Wed, 04/13/2011 - 11:37

Hi, I've been playing a bit around with SEM models and open-mx and I am having some trouble with derivation of the 'saturated -2 log likelihood' output provided by the summary screen.

Shouldn't the Saturated model be zero always except for some machine error? Instead it tends to be fairly close to a model with 1 degree of freedom.

I might be misunderstanding something but for the saturated model where the Implied model under this condition is equal to the Sample covariance matrix which should yield a discrepancy function of zero.

So, in slightly more explicit terms is this output actually related to the derivation of the -2 * log(Likelihood Ratio) for H_0: Sigma is equal to the Saturated model, where Sigma is the covariance of a multi-variate normal distribution, or is it something else?

Thanks,

Jonathan

Your conceptual understanding is sound, as there are ways to describe a likelihood function as based on the simple discrepency between observed and expected. However, more general solutions use the dot product of the observed covariance and the inverse expected and also include some 'likelihood of the data' aspect as well. The likelihood function for an ML model without means is:

(n-1) * (log(det(expected)) + observed * expected^1)

Where 'expected' is the expected covariance matrix and 'observed' is the observed covariance matrix. If you want means, they go in at the end and are multiplied by n rather than n-1. I used the 'OneFactorMatrixDemo' demo as an example, which has 5 variables, 500 rows and a saturated -2 log likelihood of -3655.665. As the observed and expected are equal (within machine error) for the saturated model, the algebra "observed * expected^1" should be the number of variables, which is 5 in this case. I have the log of the determinant of the expected covariance at -12.32598, yielding an expected saturated likelihood of:

(500-1) * (-12.32598 + 5) = 499 * -7.32598 = -3655.664

which differs only by the poor precision of the determinant when you do this by hand. As always, someone is welcome to check me, as my old notes on this look to be incorrect and I built this out of reading Tim's C code for the mxMLObjective.

Thanks,

Following the 'OneFactorMatrixDemo'

> output_factorModel <- mxRun(factorModel)

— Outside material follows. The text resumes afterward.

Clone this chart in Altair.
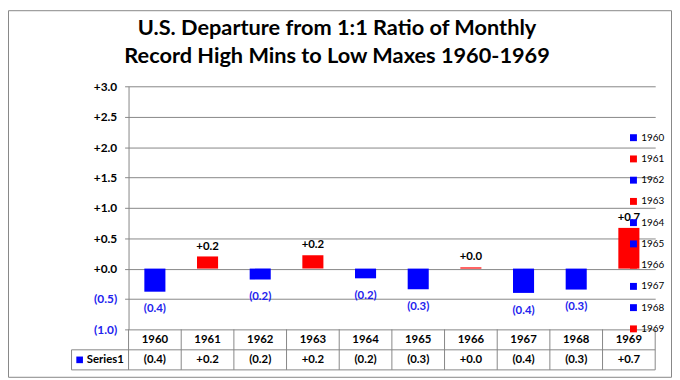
import altair as alt
import pandas as pd

years = ["1960", "1961", "1962", "1963", "1964", "1965", "1966", "1967", "1968", "1969"]
values = [-0.38, 0.20, -0.18, 0.22, -0.16, -0.34, 0.02, -0.40, -0.345, 0.67]
series_name = "Series1"
title_lines = ["U.S. Departure from 1:1 Ratio of Monthly",
               "Record High Mins to Low Maxes 1960-1969"]
y_ticks = [-1.0, -0.5, 0.0, 0.5, 1.0, 1.5, 2.0, 2.5, 3.0]
y_ticks_neg = [-1.0, -0.5]

POS = "#FF0000"
NEG = "#0000FF"
NEG_TEXT = "#2222EE"
GRAY = "#868686"
FONT = "Lato"
colors = [POS if v >= 0 else NEG for v in values]

df = pd.DataFrame({"year": years, "value": values})

W, H = 533, 246
STEP = W / len(years)
PAD = {"left": 122, "top": 77, "right": 17, "bottom": 49}
ROW1_BOT = H + 20.7
ROW2_BOT = H + 41
LEFT_CELL = -57.7

label_expr = ("datum.value >= 0 ? '+' + format(datum.value, '.1f') : "
              "'(' + format(-datum.value, '.1f') + ')'")

xscale = alt.Scale(domain=years, paddingInner=0.6, paddingOuter=0.3)
X = alt.X("year:N", scale=xscale, axis=None)
yscale = alt.Scale(domain=[-1, 3], nice=False, zero=True)
Y_main = alt.Y(
    "value:Q", scale=yscale,
    axis=alt.Axis(
        values=y_ticks, title=None, grid=True, gridColor=GRAY, gridWidth=1, orient="left",
        domainColor=GRAY, tickColor=GRAY, tickSize=4, labelPadding=8,
        labelExpr="datum.value >= 0 ? '+' + format(datum.value, '.1f') : ''",
        labelFont=FONT, labelFontWeight="bold", labelFontSize=12, labelColor="black",
    ),
)
Y_neg = alt.Y(
    "value:Q",
    axis=alt.Axis(
        values=y_ticks_neg, title=None, grid=False, orient="left", domain=False,
        tickColor="transparent", tickSize=4, labelPadding=8,
        labelExpr="'(' + format(-datum.value, '.1f') + ')'",
        labelFont=FONT, labelFontWeight="bold", labelFontSize=12, labelColor=NEG_TEXT,
    ),
)

base = alt.Chart(df).transform_calculate(label=label_expr)

bars = base.mark_bar().encode(
    x=X, y=Y_main,
    color=alt.Color(
        "year:N", scale=alt.Scale(domain=years, range=colors),
        legend=alt.Legend(
            orient="none", legendX=506, legendY=47, title=None, symbolType="square",
            symbolSize=49, symbolStrokeWidth=0, symbolOpacity=1, labelFont=FONT,
            labelFontSize=10, labelColor="black", labelOffset=3, rowPadding=11.5, padding=0,
        ),
    ),
)

pos_labels = base.transform_filter("datum.value >= 0").mark_text(
    baseline="bottom", dy=-5, font=FONT, fontWeight="bold", fontSize=11.5, color="black"
).encode(x=X, y=alt.Y("value:Q", axis=None), text="label:N")

neg_labels = base.transform_filter("datum.value < 0").mark_text(
    baseline="top", dy=12, font=FONT, fontWeight="bold", fontSize=11.5, color=NEG_TEXT
).encode(x=X, y=Y_neg, text="label:N")

head_text = base.mark_text(
    baseline="middle", font=FONT, fontWeight="bold", fontSize=11.5, color="black"
).encode(x=X, y=alt.value((H + ROW1_BOT) / 2), text="year:N")

val_text = base.mark_text(
    baseline="middle", font=FONT, fontWeight="bold", fontSize=11.5, color="black"
).encode(x=X, y=alt.value((ROW1_BOT + ROW2_BOT) / 2), text="label:N")

vlines = base.mark_rule(color=GRAY, strokeWidth=1, xOffset=-STEP / 2).encode(
    x=X, y=alt.value(H), y2=alt.value(ROW2_BOT)
)

one = pd.DataFrame({"s": [series_name]})
right_line = alt.Chart(one).mark_rule(color=GRAY).encode(
    x=alt.value(W), y=alt.value(H), y2=alt.value(ROW2_BOT))
left_line = alt.Chart(one).mark_rule(color=GRAY).encode(
    x=alt.value(LEFT_CELL), y=alt.value(ROW1_BOT), y2=alt.value(ROW2_BOT))
mid_h = alt.Chart(one).mark_rule(color=GRAY).encode(
    x=alt.value(LEFT_CELL), x2=alt.value(W), y=alt.value(ROW1_BOT))
bot_h = alt.Chart(one).mark_rule(color=GRAY).encode(
    x=alt.value(LEFT_CELL), x2=alt.value(W), y=alt.value(ROW2_BOT))

key = alt.Chart(one).mark_square(color=NEG, size=45, opacity=1).encode(
    x=alt.value(-49.5), y=alt.value((ROW1_BOT + ROW2_BOT) / 2))
key_text = alt.Chart(one).mark_text(
    align="left", baseline="middle", font=FONT, fontWeight="bold", fontSize=11.5, color="black"
).encode(x=alt.value(-42.3), y=alt.value((ROW1_BOT + ROW2_BOT) / 2), text="s:N")

title_df = pd.DataFrame({"t": ["\n".join(title_lines)]})
title = alt.Chart(title_df).mark_text(
    align="center", baseline="alphabetic", font=FONT, fontSize=22, fontWeight="bold",
    color="black", lineBreak="\n", lineHeight=28.5,
).encode(x=alt.value(341 - 130), y=alt.value(33 - 85), text="t:N")

bl, br = -PAD["left"] + 0.5, W + PAD["right"] - 0.5
bt, bb = -PAD["top"] + 0.5, H + PAD["bottom"] - 0.5
b_top = alt.Chart(one).mark_rule(color=GRAY).encode(x=alt.value(bl), x2=alt.value(br), y=alt.value(bt))
b_bot = alt.Chart(one).mark_rule(color=GRAY).encode(x=alt.value(bl), x2=alt.value(br), y=alt.value(bb))
b_left = alt.Chart(one).mark_rule(color=GRAY).encode(x=alt.value(bl), y=alt.value(bt), y2=alt.value(bb))
b_right = alt.Chart(one).mark_rule(color=GRAY).encode(x=alt.value(br), y=alt.value(bt), y2=alt.value(bb))

chart = alt.layer(
    bars, neg_labels, pos_labels, vlines, right_line, left_line, mid_h, bot_h,
    head_text, val_text, key, key_text, title, b_top, b_bot, b_left, b_right,
).resolve_axis(y="independent").properties(
    width=W, height=H, padding=PAD,
    autosize=alt.AutoSizeParams(type="none"),
).configure_view(stroke="transparent")

chart.save("out.html", embed_options={"renderer": "svg", "actions": False})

> x <- output_factorModel$A@values[1:5,6]

> y <- output_factorModel$S@values[1:5,1:5]

>

> Sigma_0 <- x %*% t(x) + y

> Sigma <- cov(demoOneFactor)

>

> L0 <- 499 * (log(det(Sigma)) + sum(diag( Sigma %*% solve(Sigma))))

> L1 <- 499 * (log(det(Sigma_0)) + sum(diag( Sigma %*% solve(Sigma_0))))

> L0

[1] -3655.665

> L1

[1] -3648.281

Which is proportional to the log of the likelihood of a multivariate normal which makes great sense. I was a bit confused since the book I was reading and the documentation for proc calis freely use likelihood for the statistic from an LRT and I incorrectly assumed this followed for other software packages.

Jonathan

Glad I could help.

Some programs report the difference in -2 log likelihoods between fitted and saturated models as either the model -2 log likelihood or the chi-square. It's also important to remember that likelihoods can't be zero, else any likelihood ratio test involving them would be undefined, as the statistic is formally defined as -2 * log (model1likelihood/model2likelihood), and dividing by zero is frowned upon in some circles.